Eastern Riverina Arts, which works with eight local government areas including Wagga and is the region's peak arts body, has asked councils to consider rolling over unspent funds from cancelled events and cultural activities into their budgets for the next financial year.
"We still think that's essential. And we really hope that councils do. You know, we've sent that to all the councils and many of the councillors and we hope that they will institute it," Dr Kurylowicz said.
"But we also recognise that this is a totally unprecedented situation. And, you know, there are going to be more critical services that need urgent funding as well."
Wagga City Council's community director Janice Summerhayes acknowledged COVID-19 was having a substantial impact on local arts and creative industries and encouraged the postponing and rescheduling of events to later, more feasible dates.
Ms Summerhayes said the council was supporting community members to apply for its annual grants program, applications for which close on May 4.
"Council is continuing to engage with Eastern Riverina Arts and the arts community as we manage this crisis together. Council is reviewing its budgets and capability as we respond to this crisis and what will be required for the future," she said.
"Also, council staff are progressing with the draft cultural plan that will progress to council after the public exhibition period. This plan is a blue print for the future to support the long term viability of the arts and creative industries locally and regionally."
Many arts bodies and practitioners are requesting emergency relief funding from the government to help sustain what Dr Kurylowicz called an "ecosystem of creative workers".
Media Entertainment and Arts Alliance communications director Mark Phillips supported the call for arts-specific funding, particularly for the live performance industry.
"There's been assistance given to the airline industry ... our argument would be that the arts and entertainment industry, because of the nature of it ... has all ground to a halt," Mr Phillips said.
For every cancelled event there is a web of people left without work, from creative producers through sound technicians to caterers, as well as the artists themselves, many of whom are freelancers or contractors living gig to gig.
"At the very start of the public health measures to combat coronavirus, virtually the very first people affected were the arts industry and it'll probably be the last section of the community that comes back to work," Mr Phillips said.
"While we welcome yesterday's subsidy announcement which will help to keep some people on the payroll, the industry requires a lot more support than that if it's going to get off the ground."
The industry also employs thousands of casuals to sell tickets and popcorn at cinemas or usher people to their seats in concert venues.

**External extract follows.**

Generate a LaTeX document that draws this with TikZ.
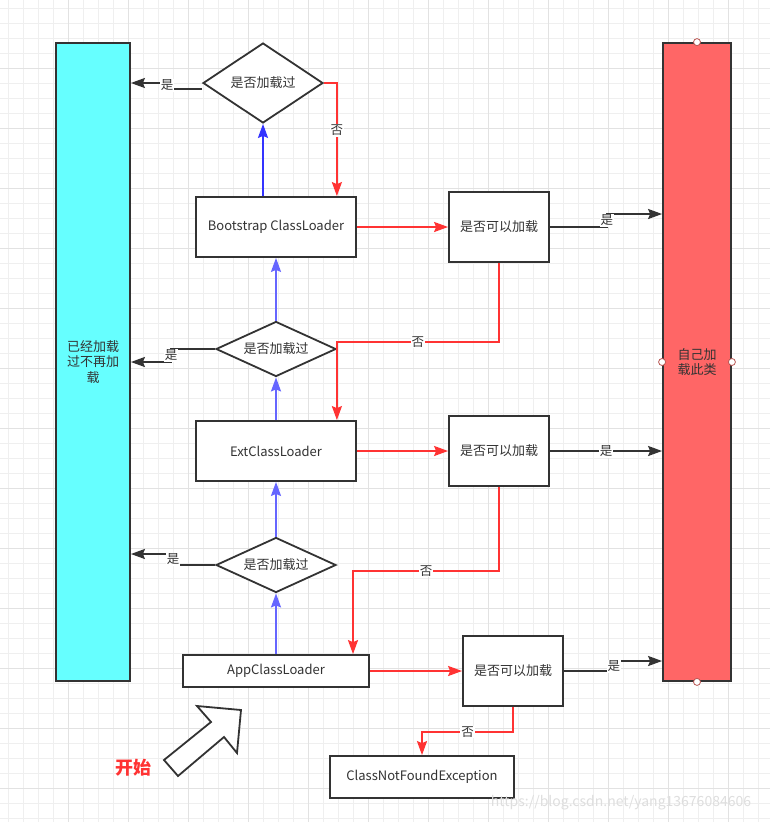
\documentclass[tikz,border=0pt]{standalone}
\usepackage{fontspec}
\newfontfamily\cjk{Noto Sans CJK SC}
\usetikzlibrary{calc}
\usetikzlibrary{arrows.meta}
\usetikzlibrary{positioning, shapes.geometric}

\definecolor{lineg}{HTML}{333333}
\definecolor{redline}{HTML}{FF3333}
\definecolor{blueA}{HTML}{3333FF}
\definecolor{blueB}{HTML}{6666FF}
\definecolor{cyanf}{HTML}{66FFFF}
\definecolor{redf}{HTML}{FF6666}
\definecolor{gridminor}{HTML}{EFEFEF}
\definecolor{gridmajor}{HTML}{E2E2E2}
\definecolor{handle}{HTML}{B85450}

\tikzset{
  box/.style={rectangle, draw=lineg, line width=1.8pt, fill=white, inner sep=0pt, align=center},
  decide/.style={diamond, draw=lineg, line width=1.8pt, fill=white, inner sep=0pt},
  lbl/.style={fill=white, inner sep=1pt, text=lineg, font=\cjk\fontsize{12.5}{14}\selectfont},
  tip/.style={-{Stealth[length=14pt,width=10pt,inset=2pt]}}
}

\begin{document}
\begin{tikzpicture}[x=1pt, y=-1pt, font=\cjk\fontsize{13}{15.5}\selectfont, text=lineg]

    % page and grid
    \useasboundingbox (0,0) rectangle (770,822);
    \fill[white] (0,0) rectangle (770,822);
    \foreach \g in {8,23,...,768} \draw[gridminor, line width=1pt] (\g,0) -- (\g,822);
    \foreach \g in {8,23,...,818} \draw[gridminor, line width=1pt] (0,\g) -- (770,\g);
    \foreach \g in {68,128,...,768} \draw[gridmajor, line width=1pt] (\g,0) -- (\g,822);
    \foreach \g in {68,128,...,818} \draw[gridmajor, line width=1pt] (0,\g) -- (770,\g);

    % Add or remove nodes here, use the tuple for location
    \begin{scope}[every node/.style={box}]
    \node[fill=cyanf, minimum width=74pt, minimum height=638pt] (loaded) at (93,362) {已经加载\\过不再加\\载};
    \node[fill=redf, minimum width=68pt, minimum height=638pt] (self) at (697,362) {自己加\\载此类};
    \node[minimum width=160pt, minimum height=60pt] (boot) at (276,227) {Bootstrap ClassLoader};
    \node[minimum width=160pt, minimum height=60pt] (ext) at (276,451) {ExtClassLoader};
    \node[minimum width=186pt, minimum height=32pt] (app) at (276,671) {AppClassLoader};
    \node[minimum width=100pt, minimum height=70pt] (chk1) at (499,227) {是否可以加载};
    \node[minimum width=100pt, minimum height=70pt] (chk2) at (499,451) {是否可以加载};
    \node[minimum width=100pt, minimum height=70pt] (chk3) at (513,671) {是否可以加载};
    \node[minimum width=184pt, minimum height=42pt] (cnf) at (422,777) {ClassNotFoundException};
    \end{scope}

    \begin{scope}[every node/.style={decide}]
    \node[minimum width=120pt, minimum height=80pt, aspect=1.5] (d1) at (263,83) {是否加载过};
    \node[minimum width=120pt, minimum height=55pt, aspect=2.2] (d2) at (276,349) {是否加载过};
    \node[minimum width=120pt, minimum height=55pt, aspect=2.2] (d3) at (276,565) {是否加载过};
    \end{scope}

    % connection handles on the red box
    \foreach \a in {north, south, east, west}
        \draw[handle, fill=white, line width=0.8pt] (self.\a) circle (3.5);

    % start marker
    \draw[lineg, fill=white, line width=1.8pt, line join=miter]
        (241,710) -- (197,706) -- (211,722) -- (164,760) -- (178,776) -- (224,737) -- (237,753) -- cycle;
    \node[text=redline, font=\cjk\bfseries\fontsize{18}{20}\selectfont] (start) at (133,768) {开始};

    % blue: going up to the parent loader
    \begin{scope}[every edge/.style={draw=blueB, line width=1.8pt, tip}]
    \path ([xshift=-13pt]boot.north) edge[draw=blueA] (d1.south);
    \path (d2) edge (boot);
    \path (ext) edge (d2);
    \path (d3) edge (ext);
    \path (app) edge (d3);
    \end{scope}

    % red: try to load it or fall back
    \begin{scope}[every edge/.style={draw=redline, line width=1.8pt, tip}]
    \path (boot) edge (chk1);
    \path (ext) edge (chk2);
    \path (app) edge (chk3);
    \end{scope}
    \begin{scope}[redline, line width=1.8pt]
    \draw[tip] (d1.east) -| ([xshift=-20pt]boot.north east) node[lbl, pos=0.71] {否};
    \draw[tip] (chk1.south) -- ++(0,79) -| ([xshift=-20pt]ext.north east) node[lbl, pos=0.25] {否};
    \draw[tip] (chk2.south) -- ++(0,84) -| ([xshift=77pt]app.north) node[lbl, pos=0.25] {否};
    \draw[tip] (chk3.south) -- ++(0,25) -| (cnf.north) node[lbl, pos=0.25] {否};
    \end{scope}

    % black: yes
    \begin{scope}[lineg, line width=1.8pt]
    \draw[tip] ([yshift=-6pt]d1.west) -- ++(-35,0) coordinate (y1) |- (loaded.east |- d1.west);
    \draw[tip] (d2.west) -- ++(-44,0) coordinate (y2) |- ([yshift=-13pt]loaded.east |- d2.west);
    \draw[tip] (d3.west) -- ++(-42,0) coordinate (y3) |- ([yshift=11pt]loaded.east |- d3.west);
    \draw[tip] (chk1.east) -- ++(57,0) coordinate (y4) |- ([yshift=13pt]self.west |- chk1.east);
    \draw[tip] (chk2.east) -- (self.west |- chk2.east) node[lbl, midway] {是};
    \draw[tip] (chk3.east) -- ++(50,0) coordinate (y6) |- ([yshift=10pt]self.west |- chk3.east);
    \end{scope}
    \node[lbl] at ([yshift=3.5pt]y1) {是};
    \node[lbl] at ([yshift=-6pt]y2) {是};
    \node[lbl] at ([yshift=5.5pt]y3) {是};
    \node[lbl] at ([yshift=6.5pt]y4) {是};
    \node[lbl] at ([yshift=5pt]y6) {是};

    % watermark
    \node[text=black!13, font=\cjk\fontsize{14}{16}\selectfont] (mark) at (621,803) {https://blog.csdn.net/yang13676084606};

\end{tikzpicture}
\end{document}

"[They] change jobs quite regularly, because it's low paying work. With the qualification of 12 months before you can actually qualify as a casual [to access the federal government's new JobKeeper payments] that's going to squeeze all of them," Mr Phillips said.
Dr Kurylowicz said the the arts would be critical to the Wagga community's coronavirus recovery.
"The silver lining is that a lot of local creative people are using this time already to create really exciting new work online, collaborating and also sort of scheming for really cool things to do afterwards," he said.